DATASET ROWS:
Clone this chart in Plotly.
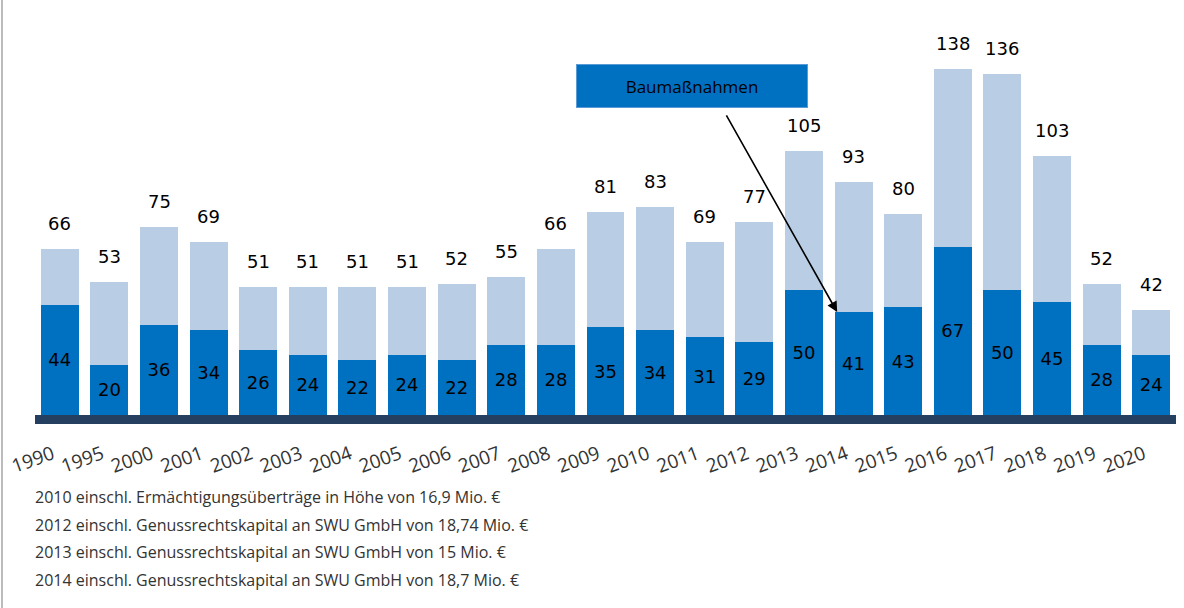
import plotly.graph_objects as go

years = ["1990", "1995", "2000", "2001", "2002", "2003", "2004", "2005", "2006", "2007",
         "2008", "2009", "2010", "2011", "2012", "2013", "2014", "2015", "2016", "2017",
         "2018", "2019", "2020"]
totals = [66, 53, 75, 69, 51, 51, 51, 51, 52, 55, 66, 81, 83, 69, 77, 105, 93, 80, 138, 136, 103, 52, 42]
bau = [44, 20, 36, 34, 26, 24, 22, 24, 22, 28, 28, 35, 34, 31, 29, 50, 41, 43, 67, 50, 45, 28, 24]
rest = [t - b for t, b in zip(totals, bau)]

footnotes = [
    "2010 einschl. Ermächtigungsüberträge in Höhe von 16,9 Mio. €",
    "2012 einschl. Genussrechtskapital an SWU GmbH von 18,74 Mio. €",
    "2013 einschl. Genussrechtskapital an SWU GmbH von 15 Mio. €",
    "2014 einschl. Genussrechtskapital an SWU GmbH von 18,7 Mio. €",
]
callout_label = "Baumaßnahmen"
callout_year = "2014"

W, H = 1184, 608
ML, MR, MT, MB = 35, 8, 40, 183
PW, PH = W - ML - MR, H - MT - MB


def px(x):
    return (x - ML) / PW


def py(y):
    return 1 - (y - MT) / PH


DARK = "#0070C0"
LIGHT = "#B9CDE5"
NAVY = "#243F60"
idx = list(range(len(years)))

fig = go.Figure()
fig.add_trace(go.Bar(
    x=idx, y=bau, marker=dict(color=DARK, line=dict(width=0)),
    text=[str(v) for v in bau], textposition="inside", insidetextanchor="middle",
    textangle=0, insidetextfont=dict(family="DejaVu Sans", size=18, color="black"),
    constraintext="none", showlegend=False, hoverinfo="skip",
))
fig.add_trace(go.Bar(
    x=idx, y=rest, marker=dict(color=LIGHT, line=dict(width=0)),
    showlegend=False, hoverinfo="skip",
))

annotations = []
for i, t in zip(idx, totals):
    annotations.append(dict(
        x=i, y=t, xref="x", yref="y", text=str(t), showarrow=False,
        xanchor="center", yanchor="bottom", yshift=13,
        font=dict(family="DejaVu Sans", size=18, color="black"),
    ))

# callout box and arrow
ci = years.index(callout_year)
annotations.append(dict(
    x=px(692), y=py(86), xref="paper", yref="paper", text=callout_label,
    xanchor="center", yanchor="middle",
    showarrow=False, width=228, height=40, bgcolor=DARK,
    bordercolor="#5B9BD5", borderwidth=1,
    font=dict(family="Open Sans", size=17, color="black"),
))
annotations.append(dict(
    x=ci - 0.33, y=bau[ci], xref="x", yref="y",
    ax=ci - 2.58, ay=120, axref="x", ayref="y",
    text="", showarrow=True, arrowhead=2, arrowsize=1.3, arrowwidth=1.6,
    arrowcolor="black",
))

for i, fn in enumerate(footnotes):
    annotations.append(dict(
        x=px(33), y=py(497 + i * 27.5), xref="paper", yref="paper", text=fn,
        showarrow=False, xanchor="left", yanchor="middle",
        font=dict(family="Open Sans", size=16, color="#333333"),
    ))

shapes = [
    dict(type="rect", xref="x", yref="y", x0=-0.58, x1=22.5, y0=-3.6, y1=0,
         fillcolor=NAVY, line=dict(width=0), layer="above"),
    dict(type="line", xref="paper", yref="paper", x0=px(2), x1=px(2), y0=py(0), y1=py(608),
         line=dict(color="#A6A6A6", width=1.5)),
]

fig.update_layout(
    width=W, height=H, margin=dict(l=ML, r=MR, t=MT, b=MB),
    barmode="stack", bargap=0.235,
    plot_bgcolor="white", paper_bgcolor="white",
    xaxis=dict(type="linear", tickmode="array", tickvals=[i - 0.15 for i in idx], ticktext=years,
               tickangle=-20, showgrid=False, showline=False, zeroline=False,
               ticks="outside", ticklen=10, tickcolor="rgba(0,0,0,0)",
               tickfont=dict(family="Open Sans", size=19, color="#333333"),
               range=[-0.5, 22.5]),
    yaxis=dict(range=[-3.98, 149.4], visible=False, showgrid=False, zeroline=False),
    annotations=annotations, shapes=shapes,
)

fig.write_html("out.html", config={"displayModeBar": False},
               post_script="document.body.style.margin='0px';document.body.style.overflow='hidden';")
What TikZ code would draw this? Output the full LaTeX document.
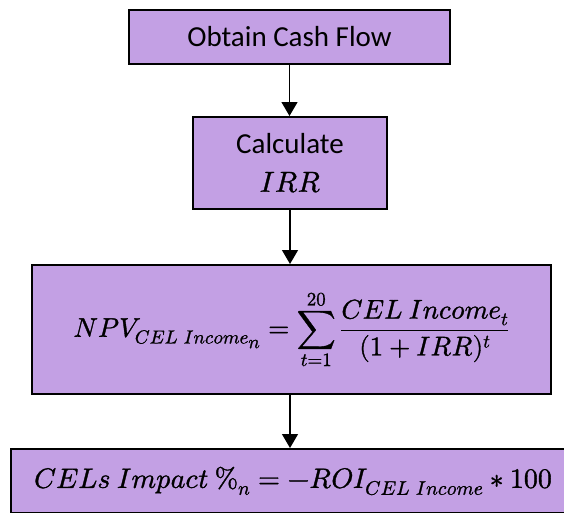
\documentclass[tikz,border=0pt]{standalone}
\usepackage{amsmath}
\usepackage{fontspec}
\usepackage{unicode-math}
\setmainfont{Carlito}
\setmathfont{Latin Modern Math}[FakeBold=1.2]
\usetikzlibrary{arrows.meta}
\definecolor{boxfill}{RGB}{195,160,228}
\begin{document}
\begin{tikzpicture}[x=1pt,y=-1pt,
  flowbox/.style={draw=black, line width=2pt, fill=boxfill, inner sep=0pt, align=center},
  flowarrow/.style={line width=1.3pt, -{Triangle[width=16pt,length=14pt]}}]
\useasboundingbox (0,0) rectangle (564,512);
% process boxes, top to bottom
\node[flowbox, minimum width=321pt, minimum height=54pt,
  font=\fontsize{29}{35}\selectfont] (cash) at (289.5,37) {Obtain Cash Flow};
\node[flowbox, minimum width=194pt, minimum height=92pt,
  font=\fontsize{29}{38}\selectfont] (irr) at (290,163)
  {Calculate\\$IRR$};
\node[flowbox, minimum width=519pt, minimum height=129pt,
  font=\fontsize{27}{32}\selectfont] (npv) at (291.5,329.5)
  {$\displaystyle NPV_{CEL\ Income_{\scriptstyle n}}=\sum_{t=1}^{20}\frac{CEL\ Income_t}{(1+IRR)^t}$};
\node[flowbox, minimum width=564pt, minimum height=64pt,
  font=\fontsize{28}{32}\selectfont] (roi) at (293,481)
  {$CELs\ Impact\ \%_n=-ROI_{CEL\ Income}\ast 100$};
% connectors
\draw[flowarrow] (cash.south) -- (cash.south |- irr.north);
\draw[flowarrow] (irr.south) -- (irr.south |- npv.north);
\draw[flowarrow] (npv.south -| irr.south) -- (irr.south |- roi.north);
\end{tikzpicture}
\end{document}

--

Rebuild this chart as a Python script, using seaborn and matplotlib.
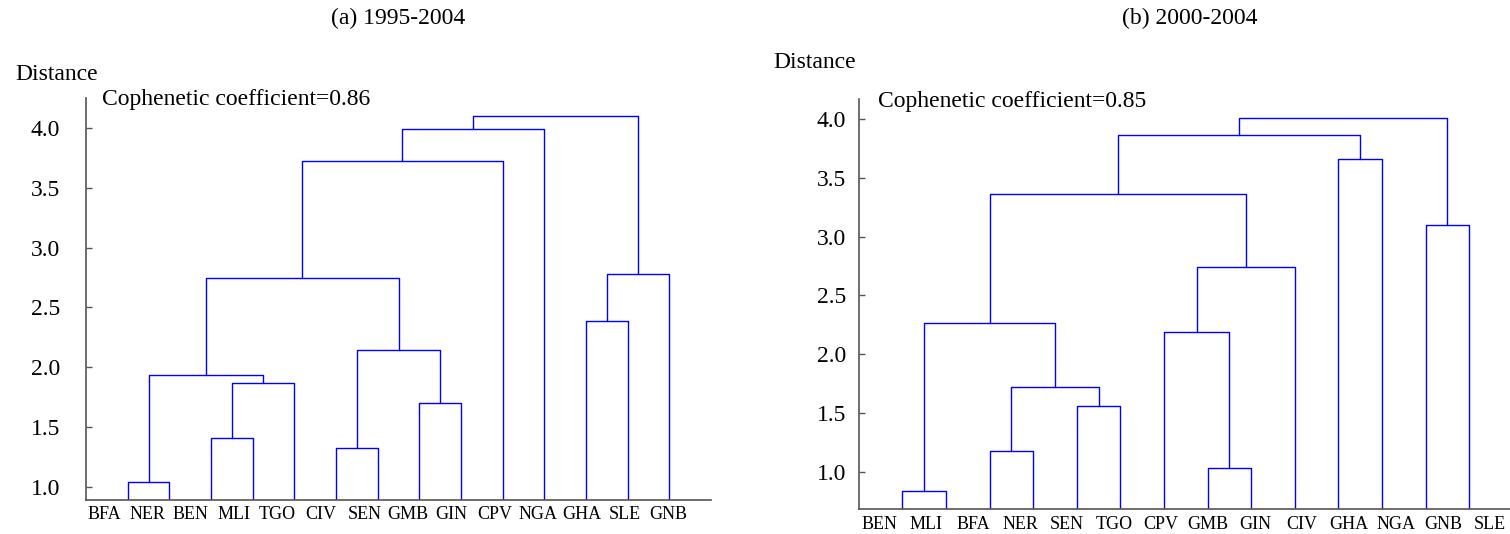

==

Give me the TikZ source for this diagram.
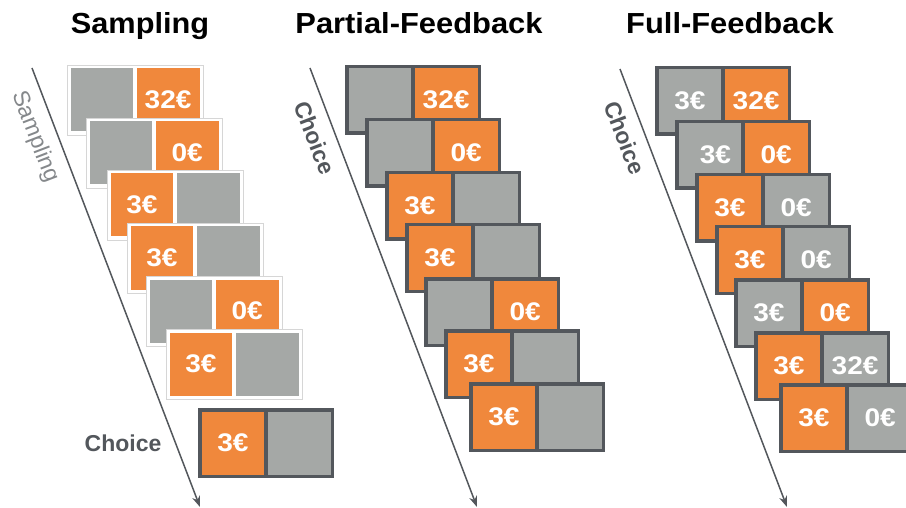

SET TASK: Leave the pictures out, then copy word for word only the lines from the one containing "Clone this chart in Plotly." through the one containing "import plotly.graph_objects as go", both included.

FULL SOLUTION:
Clone this chart in Plotly.
import plotly.graph_objects as go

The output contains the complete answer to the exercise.